Review: DER GEJAGTE - Der geprügelte Hund beißt

                                                              

Fakten:
Der Gejagte (Affliction)
USA, 1997. Regie & Buch: Paul Schrader. Mit: Nick Nolte, James Coburn, Sissy Spacek, Willem Dafoe, Jim True, Holmes Osborne, Brigid Tierney u.a. Länge: 110 Minuten. FSK: ab 12 Jahren freigegeben. Auf DVD erhältlich.

Story:
Wade Whithouse ist Polizist in dem Nest Lawford, wo es außer Schnee nicht viel gibt. Viel hat er vom Leben bisher nicht bekommen, er hat immer einstecken müssen. Geschieden und distanziert zu seiner Tochter, aufbrausend und unzufrieden, von seinem Vater jahrelang gequält. Dann kommt es zu einem Jagdunfall, der Wade nicht zufällig erscheint. Er steigert sich in den Fall hinein und steuert damit auf eine Katastrophe zu.









Meinung:
"An manchen Tagen fühle ich mich wie ein geprügelter Hund. Irgendwann beiße ich zurück..."
 
Regisseur & Autor Paul Schrader hat mit seinem Drehbuch für Scorseses "Taxi Driver" Filmgeschichte, im wahrsten Sinne des Wortes, geschrieben. Vielleicht Fluch und Segen zugleich, denn fällt sein Name, muss "Taxi Driver" direkt mit genannt werden. Er hat bis heute nie wieder ein vergleichbares Werk geschaffen, aber zahlreiche bemerkenswerte. Darunter fällt auch "Der Gejagte", der es trotz seines namenhaften Cast und dem Oscargewinn für James Coburn (bester Nebendarsteller 1998) sich keiner großen Bekanntheit erfreut.



Im Mittelpunkt steht Wade Whithouse, Kleinstadtsheriff in dem verschneiten Kaff Lawford in New Hampshire. Weniger ein Gesetzeshüter, mehr Angestellter des Stadtmoguls LaRiviere, der den Verkehr regelt und den Schneepflug fährt. Sein gesamtes Leben ist so trostlos wie die karge Winterlandschaft. Vom Vater misshandelt, von der Ehefrau verlassen, von seiner kleinen Tochter entfremdet er sich immer weiter. Ein Jagdunfall, bei dem ein reicher Geschäftsmann ums Leben kommt, weckt seinen eigentlich schon eingeschlafenen Spürsinn. Der geprügelte Hund hat die Fährte aufgenommen und beginnt tatsächlich zu beißen, doch er verliert sich darin und steuert auf sein Ende zu.
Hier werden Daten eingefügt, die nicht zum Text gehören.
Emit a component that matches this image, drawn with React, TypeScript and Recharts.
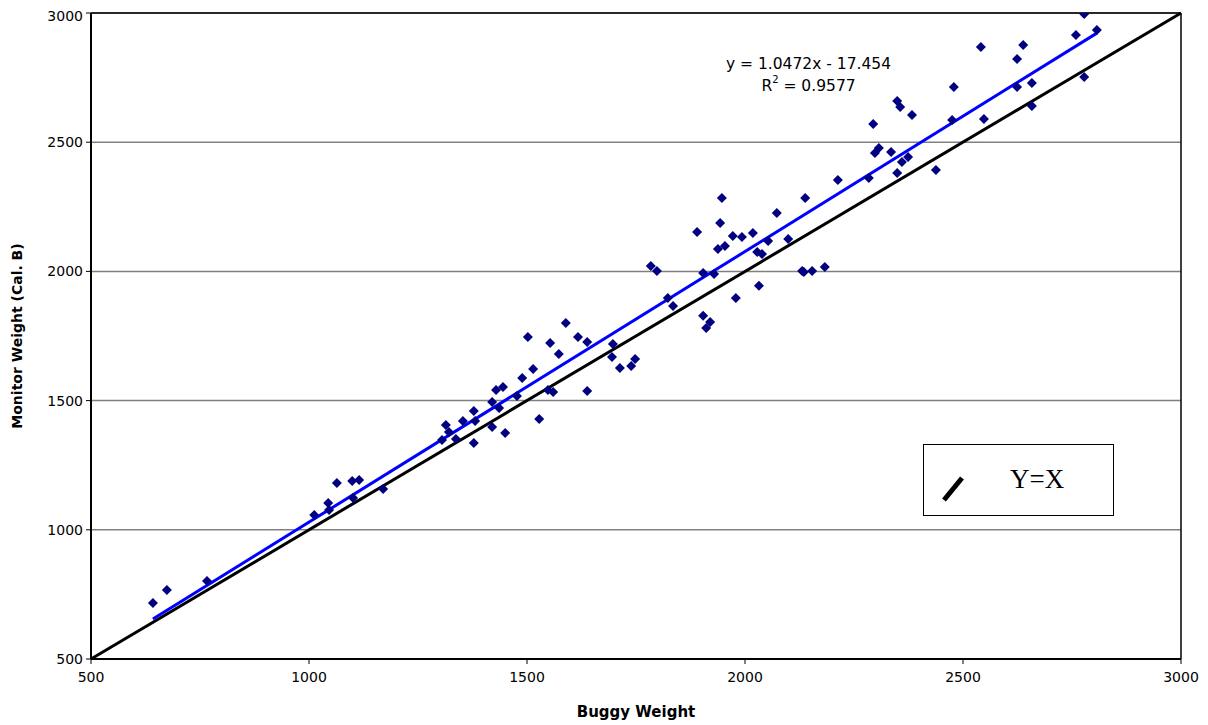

Vergangenheitsbewältigung unter Brüdern
Was nach einem Thriller im Stil von "Copland" klingt ist in erster Linie ein Familiendrama, eine Charakterstudie. Mit voller Hingabe spielt Nick Nolte die gebrochene Hauptfigur. Vom Schicksal stets in den Rücken getreten stemmt er sich endlich einmal gegen alle Widerstände, versucht das Richtige zu tun und zerstört sich damit endgültig selber. Noltes Leistung ist brillant, dürfte zu den Höhepunkten seiner Karriere zählen. Wie bereits erwähnt bekam James Coburn in der Rolle seines alkoholkranken, jähzornigen Vaters den Nebenrollenoscar, trotz recht weniger Szenen. Lässt sich voll unterschreiben, sein Auftritt ist beeindruckend, bösartig, hassenswert.






Papa Whitehouse hält nichts von Pädagogik
"Der Gejagte" ist ein ruhiger Film, der sich nicht auf einen hochspannenden Plot stützt, sondern mehr auf seine Atmosphäre, seine Figuren und deren Darsteller. Wie die Rollen charakterisiert, geschrieben und gespielt sind, das macht seine Stärke aus. Alles wirkt sehr gut durchdacht und mit viel Wert auf Details umgesetzt. Die frostig-ländliche Kulisse passt hervorragend zu der eisigen Stimmung, der unaufdringliche, aber enorm passende Score von Michael Brook rundet das Gesamtbild ab. 


Paul Schrader ist mit "Der Gejagte" zwar kein weiteres Meisterwerk gelungen, dafür ein intensiver, einnehmender Film, der unbedingt von mehr Menschen gesehen werden sollte.